• **Stated exercise**
Output the data word for word, dropping every image.
--- --- ---
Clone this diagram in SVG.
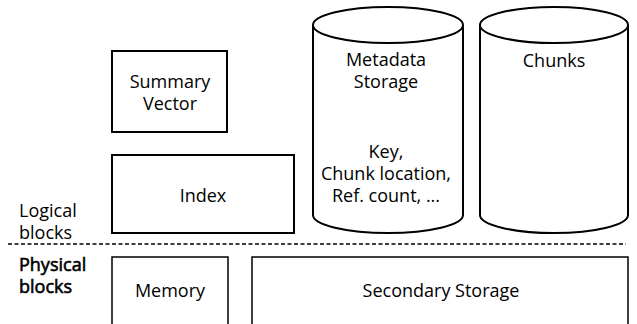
<svg xmlns="http://www.w3.org/2000/svg" width="637" height="324" viewBox="0 0 637 324">
  <style>
    .lbl { font-family: "Open Sans", "Noto Sans", "DejaVu Sans", sans-serif; font-size: 18px; fill: #000; text-anchor: middle; }
    .side { font-family: "Open Sans", "Noto Sans", "DejaVu Sans", sans-serif; font-size: 18px; fill: #000; }
    .heavy { stroke: #000; stroke-width: 0.6; }
    .box { fill: #fff; stroke: #000; stroke-width: 2; }
    .thin { fill: #fff; stroke: #000; stroke-width: 1.5; }
    .cyl { fill: #fff; stroke: #000; stroke-width: 2; }
  </style>
  <rect width="637" height="324" fill="#fff"/>

  <!-- logical / physical divider -->
  <g id="connectors">
    <line x1="8" y1="244" x2="626" y2="244" stroke="#000" stroke-width="1.5" stroke-dasharray="4 2.5"/>
  </g>

  <!-- side captions -->
  <g id="caption-logical">
    <text class="side" x="19" y="217">Logical</text>
    <text class="side" x="19" y="239">blocks</text>
  </g>
  <g id="caption-physical">
    <text class="side heavy" x="19" y="271">Physical</text>
    <text class="side heavy" x="19" y="293">blocks</text>
  </g>

  <!-- logical blocks -->
  <g id="summary-vector">
    <rect class="box" x="112" y="51" width="115" height="81"/>
    <text class="lbl" x="170" y="88">Summary</text>
    <text class="lbl" x="170" y="110">Vector</text>
  </g>
  <g id="index">
    <rect class="box" x="112" y="155" width="182" height="78" stroke-width="2.5"/>
    <text class="lbl" x="203" y="202">Index</text>
  </g>
  <g id="metadata-storage">
    <path class="cyl" d="M313,25 L313,215 A75,18 0 0 0 463,215 L463,25"/>
    <ellipse class="cyl" cx="388" cy="25" rx="75" ry="18"/>
    <text class="lbl" x="386" y="66">Metadata</text>
    <text class="lbl" x="386" y="88">Storage</text>
    <text class="lbl" x="386" y="158">Key,</text>
    <text class="lbl" x="386" y="180">Chunk location,</text>
    <text class="lbl" x="386" y="202">Ref. count, ...</text>
  </g>
  <g id="chunks">
    <path class="cyl" d="M480,25 L480,215 A74,18 0 0 0 628,215 L628,25"/>
    <ellipse class="cyl" cx="554" cy="25" rx="74" ry="18"/>
    <text class="lbl" x="554" y="67">Chunks</text>
  </g>

  <!-- physical blocks -->
  <g id="memory">
    <rect class="thin" x="112" y="257" width="116" height="80"/>
    <text class="lbl" x="170" y="297">Memory</text>
  </g>
  <g id="secondary-storage">
    <rect class="thin" x="252" y="257" width="376" height="80"/>
    <text class="lbl" x="441" y="297">Secondary Storage</text>
  </g>
</svg>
--- --- ---
• **Response to this task**
Clone this diagram in SVG.
<svg xmlns="http://www.w3.org/2000/svg" width="637" height="324" viewBox="0 0 637 324">
  <style>
    .lbl { font-family: "Open Sans", "Noto Sans", "DejaVu Sans", sans-serif; font-size: 18px; fill: #000; text-anchor: middle; }
    .side { font-family: "Open Sans", "Noto Sans", "DejaVu Sans", sans-serif; font-size: 18px; fill: #000; }
    .heavy { stroke: #000; stroke-width: 0.6; }
    .box { fill: #fff; stroke: #000; stroke-width: 2; }
    .thin { fill: #fff; stroke: #000; stroke-width: 1.5; }
    .cyl { fill: #fff; stroke: #000; stroke-width: 2; }
  </style>
  <rect width="637" height="324" fill="#fff"/>

  <!-- logical / physical divider -->
  <g id="connectors">
    <line x1="8" y1="244" x2="626" y2="244" stroke="#000" stroke-width="1.5" stroke-dasharray="4 2.5"/>
  </g>

  <!-- side captions -->
  <g id="caption-logical">
    <text class="side" x="19" y="217">Logical</text>
    <text class="side" x="19" y="239">blocks</text>
  </g>
  <g id="caption-physical">
    <text class="side heavy" x="19" y="271">Physical</text>
    <text class="side heavy" x="19" y="293">blocks</text>
  </g>

  <!-- logical blocks -->
  <g id="summary-vector">
    <rect class="box" x="112" y="51" width="115" height="81"/>
    <text class="lbl" x="170" y="88">Summary</text>
    <text class="lbl" x="170" y="110">Vector</text>
  </g>
  <g id="index">
    <rect class="box" x="112" y="155" width="182" height="78" stroke-width="2.5"/>
    <text class="lbl" x="203" y="202">Index</text>
  </g>
  <g id="metadata-storage">
    <path class="cyl" d="M313,25 L313,215 A75,18 0 0 0 463,215 L463,25"/>
    <ellipse class="cyl" cx="388" cy="25" rx="75" ry="18"/>
    <text class="lbl" x="386" y="66">Metadata</text>
    <text class="lbl" x="386" y="88">Storage</text>
    <text class="lbl" x="386" y="158">Key,</text>
    <text class="lbl" x="386" y="180">Chunk location,</text>
    <text class="lbl" x="386" y="202">Ref. count, ...</text>
  </g>
  <g id="chunks">
    <path class="cyl" d="M480,25 L480,215 A74,18 0 0 0 628,215 L628,25"/>
    <ellipse class="cyl" cx="554" cy="25" rx="74" ry="18"/>
    <text class="lbl" x="554" y="67">Chunks</text>
  </g>

  <!-- physical blocks -->
  <g id="memory">
    <rect class="thin" x="112" y="257" width="116" height="80"/>
    <text class="lbl" x="170" y="297">Memory</text>
  </g>
  <g id="secondary-storage">
    <rect class="thin" x="252" y="257" width="376" height="80"/>
    <text class="lbl" x="441" y="297">Secondary Storage</text>
  </g>
</svg>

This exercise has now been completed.